Finding: Insecure Deserialization in Bearer Token
Severity: High
Endpoint: https://api.example.com/auth/validate
Details: Server responded with 500 Internal Error after receiving a token containing a Java serialized gadget (base64 of `rO0ABXQAVg==`). This indicates the server attempted ObjectInputStream.readObject() on the token payload.
Remediation: Avoid deserializing token payloads; use a verified JWT library and validate the signature before accessing claims.

The safest approach is to never deserialize the token payload with language‑specific object deserialization mechanisms. Instead, treat the token as a string, verify its integrity and authenticity, then extract claims using a purpose‑built library.

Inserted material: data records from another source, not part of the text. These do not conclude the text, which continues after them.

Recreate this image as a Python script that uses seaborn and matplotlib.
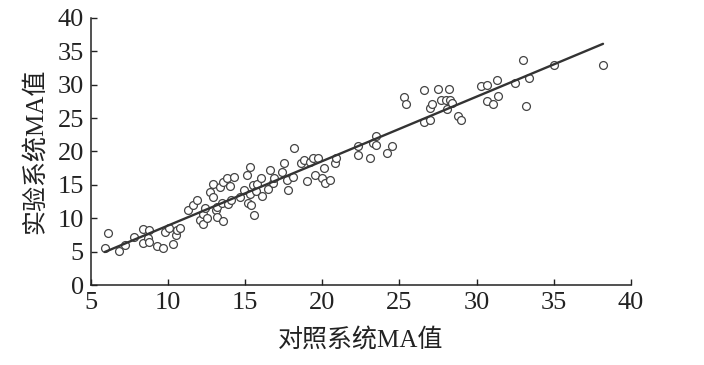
import numpy as np
import pandas as pd
import matplotlib
matplotlib.use("Agg")
import matplotlib.pyplot as plt
import seaborn as sns

# 对照系统 / 实验系统 MA 值
control_ma = [5.9, 6.1, 6.8, 7.2, 7.8, 8.4, 8.4, 8.7, 8.8, 8.8, 9.3, 9.7, 9.8, 10.1, 10.3,
              10.5, 10.6, 10.8, 11.3, 11.6, 11.9, 12.1, 12.3, 12.3, 12.4, 12.5, 12.7, 12.9,
              12.9, 13.1, 13.2, 13.2, 13.4, 13.5, 13.6, 13.6, 13.8, 13.9, 14.0, 14.1, 14.3,
              14.7, 14.9, 15.1, 15.2, 15.3, 15.3, 15.4, 15.5, 15.6, 15.7, 15.8, 16.0, 16.1,
              16.5, 16.6, 16.8, 16.9, 17.4, 17.5, 17.7, 17.8, 18.1, 18.2, 18.6, 18.8, 19.0,
              19.2, 19.4, 19.5, 19.7, 20.0, 20.1, 20.2, 20.5, 20.8, 20.9,
              22.3, 22.3, 23.1, 23.3, 23.5, 23.5, 24.2, 24.5, 25.3, 25.4, 26.6, 26.6, 27.0,
              27.0, 27.1, 27.5, 27.7, 28.0, 28.1, 28.2, 28.3, 28.4, 28.8, 29.0, 30.3, 30.7,
              30.7, 31.1, 31.3, 31.4, 32.5, 33.0, 33.2, 33.4, 35.0, 38.2]
test_ma = [5.5, 7.8, 5.1, 6.0, 7.2, 8.4, 6.3, 7.0, 8.2, 6.4, 5.8, 5.5, 7.9, 8.5, 6.1,
           7.5, 8.2, 8.5, 11.2, 12.0, 12.7, 9.7, 10.6, 9.1, 11.5, 10.0, 13.9, 15.1,
           13.2, 11.2, 11.7, 10.2, 14.7, 12.3, 9.6, 15.4, 16.0, 12.1, 14.8, 12.7, 16.2,
           13.2, 14.2, 16.5, 12.3, 13.6, 17.7, 12.0, 15.0, 10.5, 14.1, 15.1, 16.0, 13.3,
           14.4, 17.2, 15.3, 16.0, 16.9, 18.3, 15.7, 14.2, 16.2, 20.5, 18.3, 18.7, 15.6,
           18.4, 19.0, 16.5, 19.0, 16.0, 17.5, 15.3, 15.7, 18.3, 19.0,
           20.8, 19.5, 19.0, 21.3, 22.3, 21.0, 19.8, 20.8, 28.2, 27.1, 29.2, 24.4, 26.5,
           24.7, 27.1, 29.4, 27.7, 27.7, 26.4, 29.4, 27.7, 27.3, 25.3, 24.7, 29.8, 30.0,
           27.6, 27.1, 30.7, 28.3, 30.3, 33.7, 26.8, 31.0, 33.0, 33.0]

x_ticks = [5, 10, 15, 20, 25, 30, 35, 40]
y_ticks = [0, 5, 10, 15, 20, 25, 30, 35, 40]

df = pd.DataFrame({"control": control_ma, "test": test_ma})

sns.set_style("ticks")
plt.rcParams["font.family"] = ["Liberation Serif", "Noto Sans CJK SC"]

fig = plt.figure(figsize=(7.04, 3.65), dpi=100)
ax = fig.add_axes([0.129, 0.219, 0.767, 0.732])

sns.regplot(data=df, x="control", y="test", ax=ax, ci=None, truncate=True,
            scatter_kws=dict(s=32, facecolors="white", edgecolors="#444444", linewidths=0.9, alpha=1),
            line_kws=dict(color="#333333", lw=1.7))

ax.set_xlim(5, 40)
ax.set_ylim(0, 40)
ax.set_xticks(x_ticks)
ax.set_yticks(y_ticks)
ax.tick_params(direction="in", length=4, width=1, colors="#222222", labelsize=19, pad=5)
for s in ["top", "right"]:
    ax.spines[s].set_visible(False)
for s in ["left", "bottom"]:
    ax.spines[s].set_linewidth(1.1)
    ax.spines[s].set_color("#222222")

ax.set_xlabel("对照系统MA值", fontsize=18, color="#222222", labelpad=10)
ax.set_ylabel("实验系统MA值", fontsize=18, color="#222222", labelpad=8)

fig.savefig("out.png", dpi=100, facecolor="white")
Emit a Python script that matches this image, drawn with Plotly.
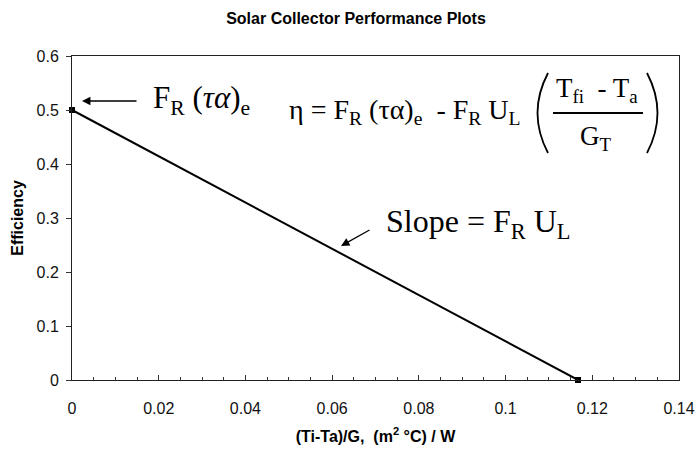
import plotly.graph_objects as go

# ---- data ----
x_ratio = [0.0, 0.1167]          # (Ti-Ta)/G
efficiency = [0.5, 0.0]          # collector efficiency
x_ticks = [0, 0.02, 0.04, 0.06, 0.08, 0.1, 0.12, 0.14]
y_ticks = [0, 0.1, 0.2, 0.3, 0.4, 0.5, 0.6]

W, H = 696, 449
ML, MR, MT, MB = 72, 17, 56, 69
PW, PH = W - ML - MR, H - MT - MB


def px(xp):
    return (xp - ML) / PW


def py(yp):
    return (H - MB - yp) / PH


fig = go.Figure()
fig.add_trace(go.Scatter(
    x=x_ratio, y=efficiency, mode="lines+markers",
    line=dict(color="black", width=2),
    marker=dict(symbol="square", size=6, color="black"),
    cliponaxis=False, showlegend=False, hoverinfo="skip"))

serif = "Liberation Serif, Times New Roman, serif"
sans = "Liberation Sans, Arial, sans-serif"
FS = 16

annotations = [
    # arrow to intercept
    dict(xref="paper", yref="paper", x=px(82), y=py(101), text=" ",
         showarrow=True, ax=58, ay=0, arrowhead=2, arrowsize=1.3,
         arrowwidth=1.3, arrowcolor="black"),
    dict(xref="paper", yref="paper", x=px(151), y=py(100), xanchor="left",
         yanchor="middle", showarrow=False,
         text="F<sub>R</sub> (<i>τα</i>)<sub>e</sub>",
         font=dict(family=serif, size=31, color="black")),
    # equation
    dict(xref="paper", yref="paper", x=px(287), y=py(111), xanchor="left",
         yanchor="middle", showarrow=False,
         text="η = F<sub>R</sub> (τα)<sub>e</sub>&nbsp; - F<sub>R</sub> U<sub>L</sub>",
         font=dict(family=serif, size=28, color="black")),
    dict(xref="paper", yref="paper", x=px(597), y=py(90), xanchor="center",
         yanchor="middle", showarrow=False,
         text="T<sub>fi</sub>&nbsp; - T<sub>a</sub>",
         font=dict(family=serif, size=27, color="black")),
    dict(xref="paper", yref="paper", x=px(596), y=py(138), xanchor="center",
         yanchor="middle", showarrow=False,
         text="G<sub>T</sub>",
         font=dict(family=serif, size=27, color="black")),
    # slope
    dict(xref="paper", yref="paper", x=px(341), y=py(246), text=" ",
         showarrow=True, ax=32, ay=-18, arrowhead=2, arrowsize=1.3,
         arrowwidth=1.3, arrowcolor="black"),
    dict(xref="paper", yref="paper", x=px(384), y=py(223), xanchor="left",
         yanchor="middle", showarrow=False,
         text="Slope = F<sub>R</sub> U<sub>L</sub>",
         font=dict(family=serif, size=32, color="black")),
]


def bez(x0, y0, cx, cy, x1, y1):
    return (f"M {px(x0)},{py(y0)} Q {px(cx)},{py(cy)} {px(x1)},{py(y1)}")


shapes = [
    dict(type="line", xref="paper", yref="paper", x0=px(553), x1=px(643),
         y0=py(113), y1=py(113), line=dict(color="black", width=2)),
    dict(type="path", xref="paper", yref="paper",
         path=bez(548, 73, 527, 113, 548, 153),
         line=dict(color="black", width=1.8)),
    dict(type="path", xref="paper", yref="paper",
         path=bez(647, 73, 668, 113, 647, 153),
         line=dict(color="black", width=1.8)),
]

fig.update_layout(
    width=W, height=H,
    margin=dict(l=ML, r=MR, t=MT, b=MB),
    paper_bgcolor="white", plot_bgcolor="white",
    font=dict(family=sans, size=FS, color="black"),
    title=dict(text="<b>Solar Collector Performance Plots</b>",
               x=356 / W, xref="container", xanchor="center",
               y=1 - 18 / H, yref="container", yanchor="middle",
               font=dict(family=sans, size=FS, color="black")),
    annotations=annotations,
    shapes=shapes,
)

fig.update_xaxes(
    range=[0, 0.14], tickvals=x_ticks, ticks="inside", ticklen=5,
    tickcolor="#333", tickwidth=1,
    minor=dict(dtick=0.005, ticks="inside", ticklen=3, tickcolor="#333"),
    showline=True, linecolor="#222", linewidth=1, mirror=True,
    showgrid=False, zeroline=False, ticklabelstandoff=14, automargin=False,
    tickfont=dict(family=sans, size=FS, color="#111"),
    title=dict(text="<b>(Ti-Ta)/G,  (m<sup>2</sup> °C) / W</b>",
               font=dict(family=sans, size=FS, color="black"), standoff=14),
)
fig.update_yaxes(
    range=[0, 0.6], tickvals=y_ticks, ticks="outside", ticklen=5,
    tickcolor="#333", tickwidth=1,
    showline=True, linecolor="#222", linewidth=1, mirror=True,
    showgrid=False, zeroline=False, ticklabelstandoff=4, automargin=False,
    tickfont=dict(family=sans, size=FS, color="#111"),
    title=dict(text="<b>Efficiency</b>",
               font=dict(family=sans, size=FS, color="black"), standoff=8),
)

fig.write_html("out.html", config={"displayModeBar": False},
               post_script="document.body.style.margin='0';")
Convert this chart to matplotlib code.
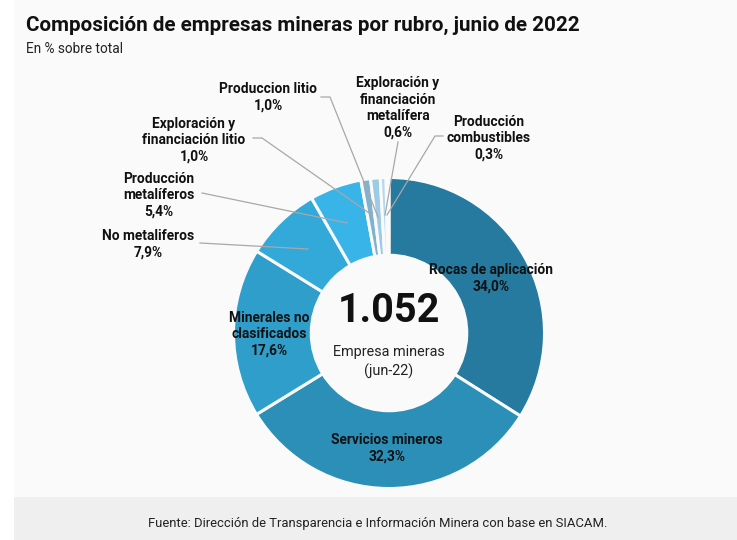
import matplotlib.pyplot as plt
from matplotlib.patches import Rectangle

plt.rcParams['font.family'] = ['Roboto', 'DejaVu Sans']

# ── Data ──
rubros = ['Rocas de aplicación', 'Servicios mineros', 'Minerales no\nclasificados',
          'No metaliferos', 'Producción\nmetalíferos', 'Produccion litio',
          'Exploración y\nfinanciación litio', 'Exploración y\nfinanciación\nmetalífera',
          'Producción\ncombustibles']
valores = [34.0, 32.3, 17.6, 7.9, 5.4, 1.0, 1.0, 0.6, 0.3]
etiquetas = ['34,0%', '32,3%', '17,6%', '7,9%', '5,4%', '1,0%', '1,0%', '0,6%', '0,3%']
colores = ['#26799f', '#2b8fb8', '#2f9ecb', '#33a9d9', '#38b4e8',
           '#7fb2d0', '#9ccbe6', '#b4d9ec', '#d3e8f2']

W, H = 737, 540
BG = '#fafafa'
DARK = '#111111'

fig = plt.figure(figsize=(W / 100, H / 100), dpi=100, facecolor='white')

# ── Background, pixel coords ──
bg = fig.add_axes([0, 0, 1, 1])
bg.set_xlim(0, W)
bg.set_ylim(H, 0)
bg.axis('off')
bg.add_patch(Rectangle((14, 0), W - 14, 497, color=BG, lw=0))
bg.add_patch(Rectangle((14, 497), W - 14, 43, color='#efefef', lw=0))

# ── Donut ──
cx, cy, r = 389, 333, 155.5
pie_ax = fig.add_axes([(cx - r) / W, (H - cy - r) / H, 2 * r / W, 2 * r / H])
pie_ax.pie(valores, colors=colores, startangle=90, counterclock=False, radius=1,
           wedgeprops=dict(width=0.5, edgecolor=BG, linewidth=2.2))
pie_ax.set_xlim(-1, 1)
pie_ax.set_ylim(-1, 1)
pie_ax.axis('off')
for w in pie_ax.patches:
    w.set_clip_on(False)

# ── Overlay for text and leader lines ──
ov = fig.add_axes([0, 0, 1, 1])
ov.set_xlim(0, W)
ov.set_ylim(H, 0)
ov.axis('off')
ov.patch.set_alpha(0)

leaders = [
    [(321, 97), (330, 97), (378, 217)],
    [(253, 138), (262, 138), (372, 215)],
    [(202, 193), (347, 223)],
    [(200, 243), (308, 249)],
    [(398, 142), (385, 215)],
    [(443, 136), (435, 136), (387, 215)],
]
for pts in leaders:
    ov.plot([p[0] for p in pts], [p[1] for p in pts], color='#a8a8a8', lw=0.9)

ov.text(26, 25, 'Composición de empresas mineras por rubro, junio de 2022',
        fontsize=14.9, fontweight='bold', color=DARK, va='center', ha='left')
ov.text(26, 49, 'En % sobre total', fontsize=9.8, color='#222222', va='center', ha='left')

posiciones = [(491, 278), (387, 448), (269, 334), (148, 244), (159, 195),
              (268, 97), (194, 140), (398, 108), (489, 138)]
for (x, y), nombre, pct in zip(posiciones, rubros, etiquetas):
    ov.text(x, y, nombre + '\n' + pct, fontsize=9.9, fontweight='bold', color=DARK,
            ha='center', va='center', linespacing=1.22)

ov.text(389, 311, '1.052', fontsize=28.5, fontweight='bold', color=DARK, ha='center', va='center')
ov.text(389, 362, 'Empresa mineras\n(jun-22)', fontsize=10.4, color='#222222', ha='center',
        va='center', linespacing=1.4)
ov.text(378, 523, 'Fuente: Dirección de Transparencia e Información Minera con base en SIACAM.',
        fontsize=9.35, color='#222222', ha='center', va='center')

fig.savefig('out.png', dpi=100)
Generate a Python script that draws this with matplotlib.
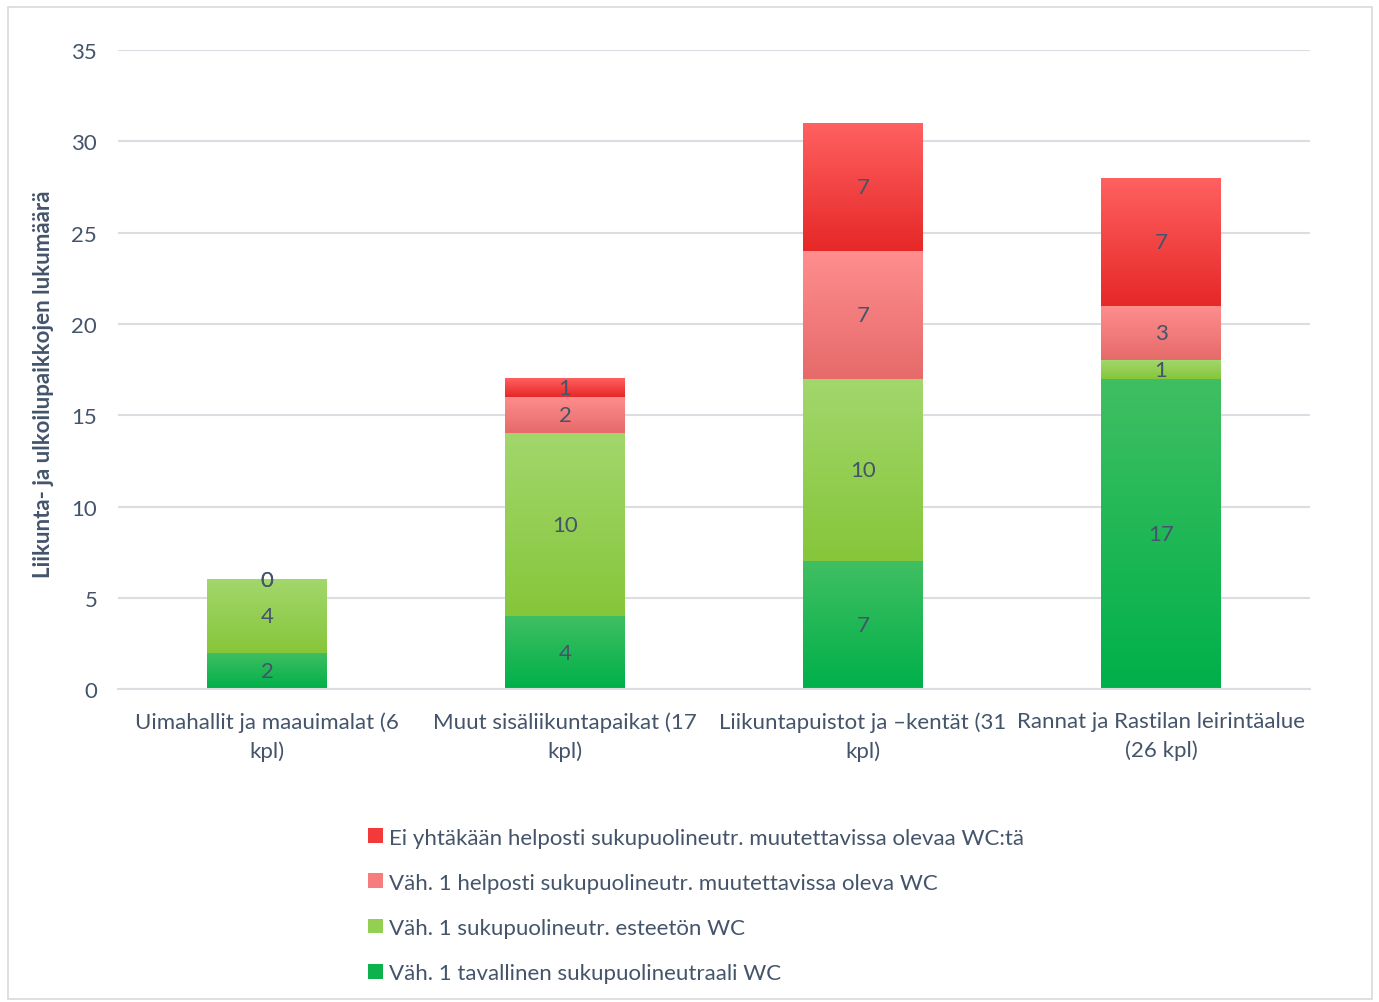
import numpy as np
import matplotlib.pyplot as plt
from matplotlib.patches import Rectangle, Patch
from matplotlib.colors import LinearSegmentedColormap

plt.rcParams['font.family'] = ['Lato', 'DejaVu Sans']

categories = [
    "Uimahallit ja maauimalat (6\nkpl)",
    "Muut sisäliikuntapaikat (17\nkpl)",
    "Liikuntapuistot ja \u2013kentät (31\nkpl)",
    "Rannat ja Rastilan leirintäalue\n(26 kpl)",
]
series_names = [
    "Väh. 1 tavallinen sukupuolineutraali WC",
    "Väh. 1 sukupuolineutr. esteetön WC",
    "Väh. 1 helposti sukupuolineutr. muutettavissa oleva WC",
    "Ei yhtäkään helposti sukupuolineutr. muutettavissa olevaa WC:tä",
]
tavallinen = [2, 4, 7, 17]
esteeton = [4, 10, 10, 1]
muutettava = [0, 2, 7, 3]
ei_yhtaan = [0, 1, 7, 7]
series = [tavallinen, esteeton, muutettava, ei_yhtaan]

# gradient colours (top, bottom) for each series
grad = [
    ("#40bf62", "#00b04a"),
    ("#a2d76c", "#86c63a"),
    ("#ff8e8e", "#e66a6a"),
    ("#ff6060", "#e62828"),
]
solid = ["#0cb24c", "#93cf50", "#f57d7d", "#f23a3a"]
text_color = "#44546a"
fs = 16

fig = plt.figure(figsize=(13.79, 10.03), dpi=100)
ax = fig.add_axes([0.0856, 0.312, 0.8644, 0.637])

# outer chart border
fig.patches.append(Rectangle((8 / 1379, 3 / 1003), 1364 / 1379, 992 / 1003,
                             transform=fig.transFigure, fill=False,
                             edgecolor="#d9d9d9", linewidth=1.2))

x = np.arange(len(categories))
width = 0.4
bottom = np.zeros(len(categories))
for i, vals in enumerate(series):
    vals = np.array(vals, dtype=float)
    bars = ax.bar(x, vals, width, bottom=bottom, color="none",
                  edgecolor="none", zorder=2)
    cmap = LinearSegmentedColormap.from_list("g%d" % i, [grad[i][1], grad[i][0]])
    for rect, v, b in zip(bars, vals, bottom):
        if v > 0:
            x0 = rect.get_x()
            ax.imshow(np.linspace(0, 1, 100).reshape(-1, 1), cmap=cmap,
                      origin="lower", aspect="auto", interpolation="bicubic",
                      extent=[x0, x0 + rect.get_width(), b, b + v], zorder=2)
        ax.text(rect.get_x() + rect.get_width() / 2, b + v / 2, "%d" % v,
                ha="center", va="center", fontsize=fs, color=text_color,
                zorder=3)
    bottom += vals

ax.set_xlim(-0.5, len(categories) - 0.5)
ax.set_ylim(0, 35)
ax.set_yticks(np.arange(0, 36, 5))
ax.set_xticks(x)
ax.set_xticklabels(categories, fontsize=fs, color=text_color, linespacing=1.5)
ax.tick_params(axis="y", length=0, pad=15, labelsize=fs, labelcolor=text_color)
ax.tick_params(axis="x", length=0, pad=16)
ax.grid(axis="y", color="#dcdde3", linewidth=1.5, zorder=0)
ax.set_axisbelow(True)
for s in ["top", "right", "left"]:
    ax.spines[s].set_visible(False)
ax.spines["bottom"].set_color("#dcdde3")
ax.spines["bottom"].set_linewidth(1.5)

ax.set_ylabel("Liikunta- ja ulkoilupaikkojen lukumäärä", fontsize=fs,
              fontweight="bold", color=text_color)
ax.yaxis.set_label_coords(-0.054, 0.479)

handles = [Patch(facecolor=solid[i], edgecolor="none") for i in range(4)][::-1]
labels = series_names[::-1]
fig.legend(handles, labels, loc="upper left", bbox_to_anchor=(0.259, 0.185),
           frameon=False, fontsize=fs, labelcolor=text_color,
           handlelength=0.65, handleheight=0.65, handletextpad=0.3,
           labelspacing=1.13, borderpad=0)

fig.savefig("out.png", dpi=100, facecolor="white")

Below are language‑specific examples that show the correct flow.

Node.js (jsonwebtoken)

const jwt = require('jsonwebtoken');
const SECRET = process.env.JWT_SECRET;

function verifyBearerToken(req, res, next) {
  const auth = req.headers.authorization;
  if (!auth || !auth.startsWith('Bearer ')) {
    return res.status(401).send('Missing or malformed token');
  }
  const token = auth.slice(7); // remove 'Bearer '
  try {
    const payload = jwt.verify(token, SECRET, { algorithms: ['HS256'] });
    // payload is a plain JSON object; no further deserialization needed
    req.user = payload;
    next();
  } catch (err) {
    return res.status(401).send('Invalid token');
  }
}

Python (PyJWT)

import jwt

SECRET = 'your-256-bit-secret'
ALGORITHMS = ['HS256']

def verify_bearer_token(token: str):
    if not token:
        raise jwt.exceptions.InvalidTokenError('Token missing')
    try:
        payload = jwt.decode(token, SECRET, algorithms=ALGORITHMS)
        # payload is a dict; no pickle or yaml load
        return payload
    except jwt.PyJWTError as exc:
        raise jwt.exceptions.InvalidTokenError(str(exc))

# Usage in a Flask view
# auth_header = request.headers.get('Authorization')
# if auth_header and auth_header.startswith('Bearer '):
#     token = auth_header.split()[1]
#     user = verify_bearer_token(token)

Java (auth0/java-jwt)

import com.auth0.jwt.JWT;
import com.auth0.jwt.algorithms.Algorithm;
import com.auth0.jwt.exceptions.JWTVerificationException;

private static final Algorithm ALG = Algorithm.HMAC256("secret");

public static java.util.Map<String, Object> verifyBearerToken(String token) {
    if (token == null || !token.startsWith("Bearer ")) {
        throw new IllegalArgumentException("Missing Bearer token");
    }
    String jwt = token.substring(7);
    try {
        com.auth0.jwt.interfaces.DecodedJWT verified = JWT.require(ALG)
                .build()
                .verify(jwt);
        return verified.getClaims(); // Map of claim names to values
    } catch (JWTVerificationException e) {
        throw new IllegalArgumentException("Invalid token", e);
    }
}

C# (System.IdentityModel.Tokens.Jwt)

using Microsoft.IdentityModel.Tokens;
using System.IdentityModel.Tokens.Jwt;
using System.Text;

private static readonly string Secret = "your-256-bit-secret";
private static readonly SymmetricSecurityKey Key =
    new SymmetricSecurityKey(Encoding.UTF8.GetBytes(Secret));

public static JwtSecurityToken ValidateBearerToken(string token)
{
    if (string.IsNullOrWhiteSpace(token) || !token.StartsWith("Bearer "))
        throw new ArgumentException("Missing Bearer token");

    var jwtToken = token.Substring("Bearer ".Length);
    var validationParams = new TokenValidationParameters
    {
        ValidateIssuerSigningKey = true,
        IssuerSigningKey = Key,
        ValidateIssuer = false,
        ValidateAudience = false,
        ValidateLifetime = true,
        ClockSkew = TimeSpan.FromMinutes(5)
    };

    var handler = new JwtSecurityTokenHandler();
    var principal = handler.ValidateToken(jwtToken, validationParams, out var validatedToken);
    // validatedToken is a JwtSecurityToken; Claims are accessible via principal.Claims
    return (JwtSecurityToken)validatedToken;
}

Key takeaways:

• Never pass the decoded token to pickle.loads(), ObjectInputStream, BinaryFormatter, or similar APIs.
• Always verify the token’s signature (or MAC) using a trusted key before accessing any claims.
• Restrict accepted algorithms to a safe list (e.g., only HS256 or RS256).
• If your system must carry complex data, place it in a separate, encrypted payload or a server‑side session store rather than inside the token.